3. Which skills are most in demand for equity partnerships?
Skills in high demand often include marketing, financial management, technological expertise (such as software development or IT management), strategic planning, and operations management.
4. How can I identify businesses that might be open to a partnership without investment?
Look for startups or small businesses in high-growth industries. Attend industry events, network within professional circles, and participate in online communities where entrepreneurs seek advice and collaboration.
5. What steps can I take to offer my expertise to a business?
- Research: Understand the business’s needs and challenges.
- Pitch: Present a clear proposal outlining how your expertise can solve specific problems or drive growth.
- Negotiate: Discuss terms of equity or ownership in exchange for your contributions.
6. How can networking help me become a business partner?
Networking helps you build relationships and trust within your industry. By demonstrating your value through conversations, collaborations, and mentorship, you can become a trusted advisor or partner to business owners.
7. What are performance-based partnerships?

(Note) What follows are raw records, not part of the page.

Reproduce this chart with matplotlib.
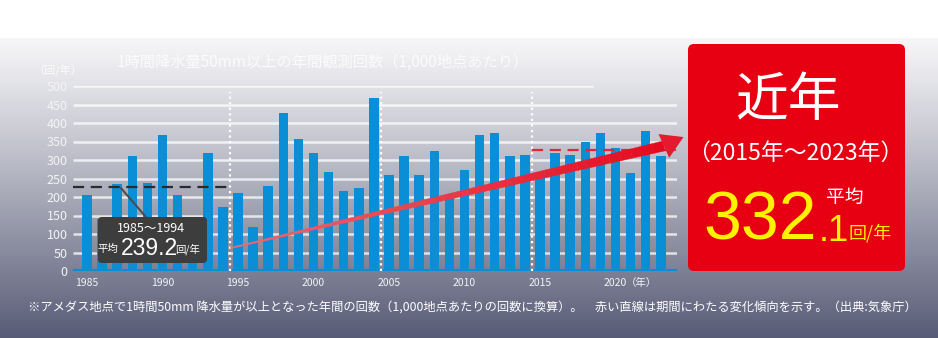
import matplotlib.pyplot as plt
import numpy as np
from matplotlib.patches import FancyBboxPatch, Polygon
from matplotlib.transforms import IdentityTransform

plt.rcParams['font.family'] = ['Noto Sans CJK JP', 'DejaVu Sans']

# --- data ---
years = list(range(1985, 2024))
counts = [205, 140, 234, 311, 237, 367, 205, 140, 320, 173,
          210, 118, 230, 427, 357, 319, 268, 217, 225, 468,
          259, 311, 259, 324, 205, 273, 367, 373, 311, 314,
          260, 319, 314, 349, 373, 332, 265, 378, 311]
y_ticks = [0, 50, 100, 150, 200, 250, 300, 350, 400, 450, 500]
x_tick_years = [1985, 1990, 1995, 2000, 2005, 2010, 2015, 2020]
period_edges = [1994.5, 2004.5, 2014.5]
old_avg_line = 228
new_avg_line = 328
trend_x = [1994.5, 2023.2]
trend_y = [62, 338]
trend_tip = (2024.5, 362)

title = '1時間降水量50mm以上の年間観測回数（1,000地点あたり）'
note = ('※アメダス地点で1時間50mm 降水量が以上となった年間の回数（1,000地点あたりの回数に換算）。'
        '　赤い直線は期間にわたる変化傾向を示す。（出典:気象庁）')

W, H = 938, 338
fig = plt.figure(figsize=(W / 100, H / 100), dpi=100)
ident = IdentityTransform()


def P(x, y):
    # pixel measured from top-left -> display coords
    return (x, H - y)


# background gradient
rows = np.arange(H)
t = np.clip((rows - 38) / (H - 38), 0, 1) ** 1.1
top = np.array([0.965, 0.965, 0.972])
bottom = np.array([0.34, 0.355, 0.46])
grad = top[None, :] * (1 - t[:, None]) + bottom[None, :] * t[:, None]
grad[rows < 38] = 1.0
bg = fig.add_axes([0, 0, 1, 1], zorder=-1)
bg.imshow(grad[:, None, :], aspect='auto', extent=[0, 1, 0, 1])
bg.axis('off')

# main chart
ax = fig.add_axes([73 / W, (H - 271) / H, 604 / W, 185 / H])
ax.patch.set_visible(False)
x0, x1 = 1984.07, 2024.07
ax.hlines(y_ticks[1:-1], x0, x1, colors='white', lw=1.8, alpha=0.75, zorder=1)
ax.hlines(500, x0, 2018.5, colors='white', lw=1.8, alpha=0.75, zorder=1)
ax.bar(years, counts, width=0.63, color='#0a8fd6', zorder=2)
ax.axhline(0, color='#0a8fd6', lw=3, zorder=3)
ax.vlines(period_edges, 0, 484, colors='white', linestyles=(0, (1, 1.5)), lw=1.6, zorder=4)
ax.hlines(old_avg_line, x0, period_edges[0], colors='#2a2a2a', linestyles=(0, (5, 3)), lw=1.6, zorder=5)
ax.hlines(new_avg_line, period_edges[2], 2024.0, colors='#e0283a', linestyles=(0, (5, 3)), lw=1.6, zorder=5)
ax.plot([1987.25, 1988.9], [224, 146], color='#4a4a4a', lw=1.4, zorder=6)

ax.set_xlim(x0, x1)
ax.set_ylim(0, 500)
ax.set_yticks(y_ticks)
ax.set_yticklabels([str(v) for v in y_ticks])
ax.set_xticks(x_tick_years)
ax.set_xticklabels([str(v) for v in x_tick_years])
ax.tick_params(axis='y', length=0, pad=4, labelsize=9, labelcolor='#f4f4f6')
ax.tick_params(axis='x', length=0, pad=5, labelsize=7.5, labelcolor='#f4f4f6')
for s in ax.spines.values():
    s.set_visible(False)

# trend arrow (drawn in pixels so it keeps its taper)
p0 = ax.transData.transform((trend_x[0], trend_y[0]))
p1 = ax.transData.transform((trend_x[1], trend_y[1]))
tip = ax.transData.transform(trend_tip)
d = (p1 - p0) / np.linalg.norm(p1 - p0)
n = np.array([-d[1], d[0]])
c_tail = np.array([0.92, 0.42, 0.45])
c_head = np.array([0.90, 0.03, 0.12])
steps = 40
for i in range(steps):
    a, b = i / steps, (i + 1) / steps
    qa = p0 + (p1 - p0) * a
    qb = p0 + (p1 - p0) * b
    wa, wb = 0.6 + 4.4 * a, 0.6 + 4.4 * b
    col = c_tail * (1 - a) + c_head * a
    poly = Polygon([qa + n * wa, qb + n * wb, qb - n * wb, qa - n * wa],
                   closed=True, transform=ident, fc=col, ec=col, lw=0.3, zorder=6)
    fig.add_artist(poly)
dh = (tip - p1) / np.linalg.norm(tip - p1)
nh = np.array([-dh[1], dh[0]])
head = Polygon([tip, p1 + nh * 13, p1 - nh * 13], closed=True, transform=ident,
               fc='#e51a2e', ec='none', zorder=7)
fig.add_artist(head)

# 1985-1994 average box
fig.add_artist(FancyBboxPatch(P(98, 263), 109, 46, boxstyle='round,pad=0,rounding_size=4',
                              fc='#3d3d3d', ec='none', transform=ident, zorder=8))
fig.text(*P(151, 228), '1985～1994', transform=ident, fontsize=9, color='white',
         ha='center', va='center', zorder=9)
fig.text(*P(108, 249), '平均', transform=ident, fontsize=7.5, color='white',
         ha='center', va='center', zorder=9)
fig.text(*P(149, 255), '239.2', transform=ident, fontsize=16.5, color='white',
         family=['Liberation Sans'], ha='center', va='baseline', zorder=9)
fig.text(*P(188, 249), '回/年', transform=ident, fontsize=7.5, color='white',
         ha='center', va='center', zorder=9)

# red panel on the right
fig.add_artist(FancyBboxPatch(P(688, 271), 217, 227, boxstyle='round,pad=0,rounding_size=6',
                              fc='#e60012', ec='none', transform=ident, zorder=8))
fig.text(*P(788, 101), '近年', transform=ident, fontsize=38, color='white',
         ha='center', va='center', zorder=9)
fig.text(*P(795, 153), '（2015年～2023年）', transform=ident, fontsize=16.5, color='white',
         ha='center', va='center', zorder=9)
fig.text(*P(703, 240), '332', transform=ident, fontsize=49, color='#fff200',
         family=['Liberation Sans'], ha='left', va='baseline', zorder=9)
fig.text(*P(819, 241), '.1', transform=ident, fontsize=26, color='#fff200',
         family=['Liberation Sans'], ha='left', va='baseline', zorder=9)
fig.text(*P(845, 197), '平均', transform=ident, fontsize=13.5, color='white',
         ha='center', va='center', zorder=9)
fig.text(*P(870, 233), '回/年', transform=ident, fontsize=13, color='#fff200',
         ha='center', va='center', zorder=9)

# other labels
fig.text(*P(323, 62), title, transform=ident, fontsize=11, color='#fbfbfb',
         ha='center', va='center')
fig.text(*P(58, 71), '（回/年）', transform=ident, fontsize=8, color='#fbfbfb',
         ha='center', va='center')
fig.text(*P(641, 283), '（年）', transform=ident, fontsize=7.5, color='#f4f4f6',
         ha='center', va='center')
fig.text(*P(472, 307), note, transform=ident, fontsize=8.8, color='white',
         ha='center', va='center')

fig.savefig('out.png', dpi=100)
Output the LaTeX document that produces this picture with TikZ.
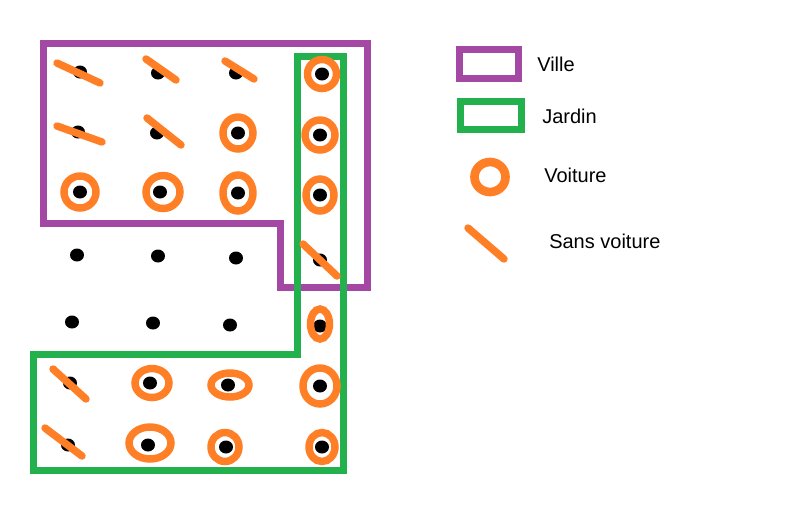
\documentclass[tikz,border=0pt]{standalone}
\usepackage{fontspec}
\setmainfont{Liberation Sans}
\definecolor{villec}{RGB}{163,73,164}
\definecolor{jardinc}{RGB}{34,177,76}
\definecolor{autoc}{RGB}{255,127,39}
\begin{document}
\begin{tikzpicture}[x=0.75pt,y=-0.75pt,
  ville/.style={draw=villec,line width=5.25pt,line join=miter},
  jardin/.style={draw=jardinc,line width=5.25pt,line join=miter},
  ring/.style={draw=autoc,line width=5.6pt},
  nocar/.style={draw=autoc,line width=5.6pt,line cap=round},
  pt/.style={fill=black},
  lab/.style={anchor=west,inner sep=0pt,font=\fontsize{15}{18}\selectfont}]
\useasboundingbox[fill=white] (0,0) rectangle (800,519);
% Ville
\draw[ville] (43,43) -- (367,43) -- (367,287) -- (280,287) -- (280,223) -- (43,223) -- cycle;
% Jardin
\draw[jardin] (297,56) -- (343,56) -- (343,470) -- (33,470) -- (33,354) -- (297,354) -- cycle;
% dots
\foreach \x/\y in {80/72,158/73,236/73,322/74,
                   78/132,157/133,238/133,320/135,
                   80/192,160/192,238/193,320/195,
                   77/255,158/256,236/258,320/260,
                   72/322,153/323,230/325,320/326,
                   70/383,150/383,228/385,320/386,
                   68/445,148/445,226/447,322/447}
  \fill[pt] (\x,\y) ellipse (7 and 6.5);
% sans voiture
\draw[nocar] (57,63) -- (100,83);
\draw[nocar] (146,59) -- (176,80);
\draw[nocar] (225,61) -- (254,79);
\draw[nocar] (57,126) -- (102,142);
\draw[nocar] (147,118) -- (181,145);
\draw[nocar] (303,244) -- (337,276);
\draw[nocar] (53,369) -- (86,399);
\draw[nocar] (45,428) -- (82,456);
% voiture
\draw[ring] (322,74) ellipse (14.5 and 14.5);
\draw[ring] (238,133) ellipse (15 and 16);
\draw[ring] (320,135) ellipse (15 and 15);
\draw[ring] (80,192) ellipse (16 and 16);
\draw[ring] (163,192) ellipse (17 and 16.5);
\draw[ring] (238,193) ellipse (15 and 18);
\draw[ring] (320,195) ellipse (14 and 16);
\draw[ring] (320,324) ellipse (9.5 and 15);
\draw[ring] (152,383) ellipse (17 and 14.5);
\draw[ring] (230,385) ellipse (19 and 12);
\draw[ring] (320,386) ellipse (17 and 18);
\draw[ring] (150,443) ellipse (21 and 16);
\draw[ring] (225,447) ellipse (14 and 14.5);
\draw[ring] (322,447) ellipse (13 and 14.5);
% legend
\draw[ville] (459.5,49.5) rectangle (518.5,78.5);
\draw[jardin] (460.5,101.5) rectangle (521.5,129.5);
\draw[ring,line width=6.5pt] (490,177) ellipse (15.5 and 15);
\draw[nocar] (468,228) -- (504,259);
\node[lab] (lville) at (537,64) {Ville};
\node[lab] (ljardin) at (542,116) {Jardin};
\node[lab] (lvoiture) at (544,175) {Voiture};
\node[lab] (lsans) at (549,241) {Sans voiture};
\end{tikzpicture}
\end{document}
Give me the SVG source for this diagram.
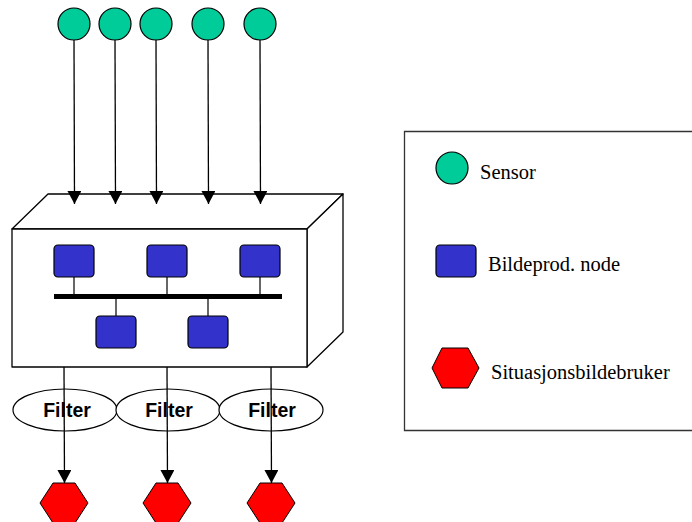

Performance-based partnerships involve an agreement where your equity stake or ownership in the business increases based on achieving specific performance metrics. This aligns your contributions with the company’s success.
8. Can I become a business partner by contributing intellectual property?
Yes, if you own valuable intellectual property (such as patents, proprietary technology, or unique content), you can offer it to a business in exchange for a partnership role.
9. What should I consider when negotiating a partnership agreement?
- Roles and Responsibilities: Clearly define what each partner will do.
- Equity Distribution: Agree on how ownership will be divided.
- Decision-Making: Outline who has authority over different decisions.
- Exit Strategies: Plan for scenarios where a partner wants to leave.
10. Do I need legal and financial advice for these partnerships?
Yes, obtaining legal and financial advice is crucial to ensure the partnership agreement is fair, clearly defined, and legally binding. This protects your interests and helps prevent disputes.
11. How can I add value to a business without investment?
- Specialized Skills: Apply your expertise to solve problems and drive growth.
- Networking: Introduce valuable connections and opportunities.
- Strategic Planning: Help the business plan for future growth and navigate challenges.
- Operational Support: Improve efficiency and effectiveness in day-to-day operations.
12. What industries are most open to non-investment partnerships?
Industries like technology, digital marketing, healthcare, and emerging markets often have businesses that are more open to innovative partnership structures, especially if they are in growth phases.
13. Can my existing business or project lead to a partnership?
Absolutely. If you run a project or a small business that complements another business, proposing a merger or strategic partnership can be mutually beneficial.
14. How do I evaluate if a business is the right fit for a partnership?
- Alignment of Values: Ensure your values and vision align with the business.
- Growth Potential: Assess the business’s potential for growth and success.
- Mutual Benefit: Ensure that both parties stand to gain from the partnership.
- Track Record: Review the business’s past performance and reputation.
15. What are the risks of becoming a business partner without investment?
- Dependence on Performance: Your equity is tied to your ability to deliver results.
- Potential for Conflict: Misunderstandings or misalignments in goals can lead to disputes.
- Equity Dilution: Future investment rounds might dilute your ownership percentage.
- Limited Control: Depending on the agreement, you might have limited decision-making power.